Lucas, el evangelista, quiso comenzar su relato de la infancia de Jesús con dos experiencias celestes, descritas en paralelo: la anunciación a Zacarías, en medio del esplendor solemne del Templo de Jerusalén y la de una humilde doncella, oculta en la paupérrima aldea nazarena. Un relato nos lleva al otro y ambos quedan enmarcados con elegancia y teológica delicadeza.

El ángel no ha ofrecido un saludo a Zacarías, porque, según la costumbre de entonces, este saludo debía iniciarlo el sacerdote, que el orden y el rango de honor ocupaba un lugar inferior al celeste mensajero. Dios le anuncia la anhelada fecundidad de Isabel, pero él no sólo lo considera improbable, sino además imposible, a causa de la avanzada edad de ambos. No ha tenido en cuenta que toda la historia de su pueblo está anclada en la promesa del Dios de Israel que hizo esperar al patriarca Abraham, contra toda esperanza humana posible, hasta que su fidelidad a toda prueba germinó en el hijo de la promesa, floreciendo en el vientre seco de Zara. Zacarías quedará mudo, un terrible castigo para un hombre porque pierde el mas importante signo social de la masculinidad: su elocuencia. De ahora en adelante otros tendrán que hablar en lugar suyo, tal como le sucede a las mujeres en Israel.

Como en una moderna secuencia cinematográfica, la escena nos lleva a la humilde cueva donde vive María, en Nazaret. Una aldea de poquísimas casas, la mayoría de ellas levantadas con muros de adobe y techos de ramaje; prácticamente un enclave  formado por familias de Judea venidas a Galilea en busca del trabajo que hay en abundancia en la cercana ciudad de Séforis, donde, en unas antiguas ruinas, Herodes el Grande intenta levantar una hermosa capital para su nuevo reino.  

En Nazaret la acción es muy diferente, porque esta vez es el ángel Gabriel quien inicia el saludo. El honor ante Dios que tiene esa joven mujer es superior al de toda criatura, incluidas las celestiales. Lucas nos presenta un diálogo asombroso para el lector de la época, no solo porque es el ángel quien inicia el saludo, sino porque éste se dirige nada menos que a una mujer, que nunca debían ser saludadas en Israel, y  porque además no emplea el tradicional “Shalom”, sino aquella forma que se empleaba sólo para dirigirse  a la madre del Rey, y que traducimos como “Dios te Salve” . Tan raro le resulta esto a María, que se pregunta admirada el significado de semejante saludo.

A diferencia de Zacarías, que no ha creído, María se fía totalmente de la Palabra de Dios que le ha llegado por medio del ángel, aunque apenas logre entender todo el alcance de lo que ha sucedido.
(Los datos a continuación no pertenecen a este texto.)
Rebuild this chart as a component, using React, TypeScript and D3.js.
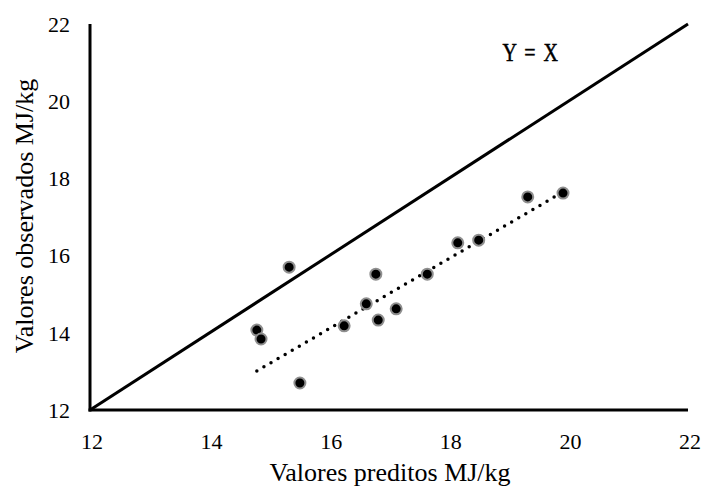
import { useEffect, useRef } from 'react';
import * as d3 from 'd3';

// predicted (x) and observed (y) values, MJ/kg
const predicted = [14.79, 14.86, 15.33, 15.51, 16.25, 16.62, 16.78, 16.82, 17.12, 17.64, 18.15, 18.50, 19.32, 19.91];
const observed = [14.07, 13.84, 15.70, 12.70, 14.18, 14.75, 15.52, 14.33, 14.62, 15.52, 16.33, 16.40, 17.52, 17.62];

// dotted trend line ends
const trendX = [14.79, 19.91];
const trendY = [13.01, 17.65];

const ticks = ["12", "14", "16", "18", "20", "22"];
const domain = [12, 22];

export default function App() {
    const svgRef = useRef(null);

    useEffect(() => {
        const width = 705;
        const height = 491;
        const margin = { top: 24, right: 17, bottom: 81, left: 90 };

        const svg = d3.select(svgRef.current);
        svg.selectAll("*").remove();
        svg.attr("width", width).attr("height", height)
            .attr("font-family", "Liberation Serif, serif");

        const x = d3.scaleLinear().domain(domain).range([margin.left, width - margin.right]);
        const y = d3.scaleLinear().domain(domain).range([height - margin.bottom, margin.top]);

        // Y = X line
        svg.append("line")
            .attr("x1", x(domain[0])).attr("y1", y(domain[0]))
            .attr("x2", x(domain[1])).attr("y2", y(domain[1]))
            .attr("stroke", "#000")
            .attr("stroke-width", 3);

        // axes (no tick marks)
        svg.append("line")
            .attr("x1", x(12)).attr("x2", x(12))
            .attr("y1", y(22)).attr("y2", y(12) + 1.5)
            .attr("stroke", "#000").attr("stroke-width", 3);
        svg.append("line")
            .attr("x1", x(12) - 1.5).attr("x2", x(22))
            .attr("y1", y(12)).attr("y2", y(12))
            .attr("stroke", "#000").attr("stroke-width", 3);

        // tick labels
        svg.append("g").selectAll("text")
            .data(ticks)
            .enter()
            .append("text")
            .attr("x", 70)
            .attr("y", d => y(+d))
            .attr("dy", "0.35em")
            .attr("text-anchor", "end")
            .attr("font-family", "Liberation Serif, serif")
            .attr("font-size", 22)
            .text(d => d);

        svg.append("g").selectAll("text")
            .data(ticks)
            .enter()
            .append("text")
            .attr("x", d => x(+d) + 2)
            .attr("y", 449)
            .attr("text-anchor", "middle")
            .attr("font-family", "Liberation Serif, serif")
            .attr("font-size", 22)
            .text(d => d);

        // axis titles
        svg.append("text")
            .attr("x", 390)
            .attr("y", 481)
            .attr("text-anchor", "middle")
            .attr("font-size", 26)
            .text("Valores preditos MJ/kg");

        svg.append("text")
            .attr("transform", "translate(33,216) rotate(-90)")
            .attr("text-anchor", "middle")
            .attr("font-size", 26)
            .text("Valores observados MJ/kg");

        // Y = X annotation
        svg.append("text")
            .attr("transform", "translate(531,61) scale(1,1.25)")
            .attr("text-anchor", "middle")
            .attr("font-size", 20)
            .attr("letter-spacing", 1.5)
            .attr("stroke", "#000")
            .attr("stroke-width", 0.4)
            .text("Y = X");

        // trend line (dotted)
        const line = d3.line()
            .x(d => x(d[0]))
            .y(d => y(d[1]));
        svg.append("path")
            .datum(trendX.map((v, i) => [v, trendY[i]]))
            .attr("d", line)
            .attr("fill", "none")
            .attr("stroke", "#000")
            .attr("stroke-width", 3.5)
            .attr("stroke-linecap", "round")
            .attr("stroke-dasharray", "0 8.2");

        // points
        svg.append("g").selectAll("circle")
            .data(predicted.map((v, i) => [v, observed[i]]))
            .enter()
            .append("circle")
            .attr("cx", d => x(d[0]))
            .attr("cy", d => y(d[1]))
            .attr("r", 5.5)
            .attr("fill", "#000")
            .attr("stroke", "#8f8f8f")
            .attr("stroke-width", 2);
    }, []);

    return (
        <div style={{ position: 'absolute', left: 0, top: 0, width: 705, height: 491, background: '#fff' }}>
            <svg ref={svgRef} width={705} height={491} style={{ display: 'block' }}></svg>
        </div>
    );
}
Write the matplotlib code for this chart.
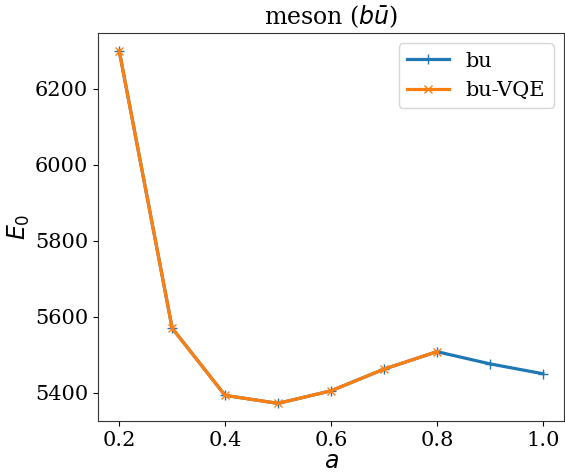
import matplotlib
matplotlib.use("Agg")
import matplotlib.pyplot as plt

a_bu = [0.2, 0.3, 0.4, 0.5, 0.6, 0.7, 0.8, 0.9, 1.0]
e_bu = [6300, 5570, 5393, 5372, 5405, 5462, 5508, 5476, 5450]

a_vqe = [0.2, 0.3, 0.4, 0.5, 0.6, 0.7, 0.8]
e_vqe = [6300, 5570, 5393, 5372, 5405, 5462, 5508]

plt.rcParams["font.family"] = "DejaVu Serif"
plt.rcParams["mathtext.fontset"] = "dejavusans"

fig = plt.figure(figsize=(5.65, 4.73), dpi=100)
ax = fig.add_axes([98 / 565, 1 - 421 / 473, 466 / 565, 388 / 473])

ax.plot(a_bu, e_bu, marker="+", markersize=7, linewidth=2.3, label="bu")
ax.plot(a_vqe, e_vqe, marker="x", markersize=6, linewidth=2.3, label="bu-VQE")

ax.set_xlabel("$a$", fontsize=17, labelpad=0)
ax.set_ylabel("$E_0$", fontsize=17, labelpad=2)
ax.set_title(r"meson ($b\bar{u}$)", fontsize=17)
ax.tick_params(labelsize=15)
for s in ax.spines.values():
    s.set_color("#333333")
ax.legend(fontsize=15, loc="upper right", handlelength=2.0)

plt.savefig("out.png", dpi=100)
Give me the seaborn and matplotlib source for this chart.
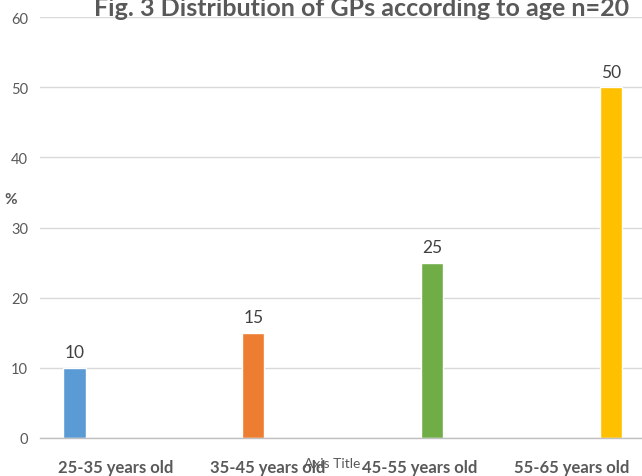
import matplotlib
matplotlib.use("Agg")
import matplotlib.pyplot as plt
import seaborn as sns
import pandas as pd

# Chart data
categories = ["25-35 years old", "35-45 years old", "45-55 years old", "55-65 years old"]
percentages = [10, 15, 25, 50]
bar_colors = ["#5B9BD5", "#ED7D31", "#70AD47", "#FFC000"]
y_ticks = [0, 10, 20, 30, 40, 50, 60]
title_text = "Fig. 3 Distribution of GPs according to age n=20"

sns.set_theme(style="white")
plt.rcParams["font.family"] = ["Lato", "DejaVu Sans"]

TEXT = "#595959"
W, H = 642, 477
fig = plt.figure(figsize=(W / 100, H / 100), dpi=100)
ax = fig.add_axes([40 / W, 1 - 439 / H, 1 - 40 / W, (439 - 18) / H])

df = pd.DataFrame({"age": categories, "pct": percentages})
sns.barplot(data=df, x="age", y="pct", hue="age", palette=bar_colors,
            width=0.125, legend=False, ax=ax, saturation=1)

for cont in ax.containers:
    ax.bar_label(cont, fmt="%g", padding=5.5, fontsize=12.5, color="#404040")

ax.set_ylim(0, 60)
ax.set_yticks(y_ticks)
ax.set_xlim(-0.193, 3.174)

# category labels sit on their own, evenly spread positions
label_pos = [0.232, 1.082, 1.932, 2.782]
ax.set_xticks(label_pos)
ax.set_xticklabels(categories, fontsize=12, fontweight="bold", color=TEXT)
ax.tick_params(axis="x", length=0, pad=15)
ax.tick_params(axis="y", length=0, pad=8.5, labelsize=10.5, labelcolor=TEXT)

ax.grid(axis="y", color="#D9D9D9", linewidth=1.0)
ax.set_axisbelow(True)
for side in ["top", "right", "left"]:
    ax.spines[side].set_visible(False)
ax.spines["bottom"].set_color("#BFBFBF")
ax.spines["bottom"].set_linewidth(1.0)

ax.set_xlabel("Axis Title", fontsize=10, color=TEXT)
ax.xaxis.set_label_coords(0.485, -0.045)
ax.set_ylabel("%", rotation=0, fontsize=11, fontweight="bold", color=TEXT)
ax.yaxis.set_label_coords(-0.048, 0.551)

fig.text(362 / W, 1 - 16 / H, title_text, ha="center", va="baseline",
         fontsize=18, fontweight="bold", color=TEXT)

fig.savefig("out.png", dpi=100)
Ella, que no es experta en teología, como Zacarías, si está plenamente convencida de que para Dios no hay nada imposible. Ante la propuesta del ángel, que no le ha dado demasiadas explicaciones, acepta con firmeza y su respuesta según el sentido típico del mediterráneo significa:  “Como tú quieras”.
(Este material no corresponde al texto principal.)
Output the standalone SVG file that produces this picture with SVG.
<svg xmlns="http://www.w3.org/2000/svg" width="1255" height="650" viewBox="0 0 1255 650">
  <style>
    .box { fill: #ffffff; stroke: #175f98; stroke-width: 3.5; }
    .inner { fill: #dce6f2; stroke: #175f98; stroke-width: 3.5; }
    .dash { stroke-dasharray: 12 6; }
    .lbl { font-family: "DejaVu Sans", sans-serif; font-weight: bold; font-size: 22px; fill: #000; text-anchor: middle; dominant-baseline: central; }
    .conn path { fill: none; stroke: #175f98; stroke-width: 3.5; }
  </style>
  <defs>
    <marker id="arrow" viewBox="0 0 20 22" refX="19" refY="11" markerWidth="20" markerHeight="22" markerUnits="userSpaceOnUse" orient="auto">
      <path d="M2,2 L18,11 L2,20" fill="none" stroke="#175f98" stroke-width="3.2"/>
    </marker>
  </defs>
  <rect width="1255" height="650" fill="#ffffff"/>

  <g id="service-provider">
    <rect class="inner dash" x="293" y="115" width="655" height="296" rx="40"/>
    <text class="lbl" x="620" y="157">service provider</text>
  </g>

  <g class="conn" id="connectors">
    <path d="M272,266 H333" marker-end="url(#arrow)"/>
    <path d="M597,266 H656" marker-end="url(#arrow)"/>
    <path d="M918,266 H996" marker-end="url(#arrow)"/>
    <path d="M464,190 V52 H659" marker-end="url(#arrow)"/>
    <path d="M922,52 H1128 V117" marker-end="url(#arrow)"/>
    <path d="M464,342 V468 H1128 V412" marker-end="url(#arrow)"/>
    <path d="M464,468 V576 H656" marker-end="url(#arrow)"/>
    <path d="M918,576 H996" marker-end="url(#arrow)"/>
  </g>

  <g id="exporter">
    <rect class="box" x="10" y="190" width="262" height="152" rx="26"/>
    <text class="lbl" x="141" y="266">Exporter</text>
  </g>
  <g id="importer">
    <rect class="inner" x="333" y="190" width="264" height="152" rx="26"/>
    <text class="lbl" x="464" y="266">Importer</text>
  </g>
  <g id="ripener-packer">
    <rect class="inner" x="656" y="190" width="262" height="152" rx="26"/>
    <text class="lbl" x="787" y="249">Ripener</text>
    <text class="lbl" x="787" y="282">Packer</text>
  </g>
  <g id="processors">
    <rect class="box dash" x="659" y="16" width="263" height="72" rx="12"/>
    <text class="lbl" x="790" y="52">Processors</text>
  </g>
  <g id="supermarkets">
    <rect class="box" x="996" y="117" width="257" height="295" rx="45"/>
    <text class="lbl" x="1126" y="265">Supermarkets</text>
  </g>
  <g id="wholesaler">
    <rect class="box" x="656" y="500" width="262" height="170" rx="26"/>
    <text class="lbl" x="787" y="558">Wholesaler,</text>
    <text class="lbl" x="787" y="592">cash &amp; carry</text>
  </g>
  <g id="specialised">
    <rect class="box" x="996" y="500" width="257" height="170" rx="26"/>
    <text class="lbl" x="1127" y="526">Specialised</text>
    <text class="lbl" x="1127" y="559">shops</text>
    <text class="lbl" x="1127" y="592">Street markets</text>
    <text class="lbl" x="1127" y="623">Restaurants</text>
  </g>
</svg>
La virgen, ahora encinta, se marcha a las montañas de Judea para acompañar los últimos meses del embarazo de su anciana parienta y verificar, como se esperaba que lo hiciese, el signo que Dios le ha ofrecido. Allí  se escuchará la primera bienaventuranza que resuena en todo el evangelio lucano: “¡Dichosa tú que has creído!”

Los relatos de la infancia sitúan a María abriéndose paso entre el asombro y la meditación interior. De esta manera los evangelistas nos la presentan como el perfecto modelo del creyente, de aquel que sin entender apenas el rumbo de los planes de Dios, los acepta y medita sobre ellos una y otra vez, convencido de que todo lo que viene de Dios es bueno y conveniente. Mateo, al narrar la estelar aventura de los magos en busca del rey de los judeos,  describe emocionado como, al entrar estos en la casa “vieron al niño con su madre, María”. Una auténtica  escena de realeza,  porque para el mundo bíblico. la reina era la madre del rey y no su esposa.  Así los magos de Oriente, al encontrar y venerar al rey de Israel, lo contemplan sentado en el regazo de su madre, la reina.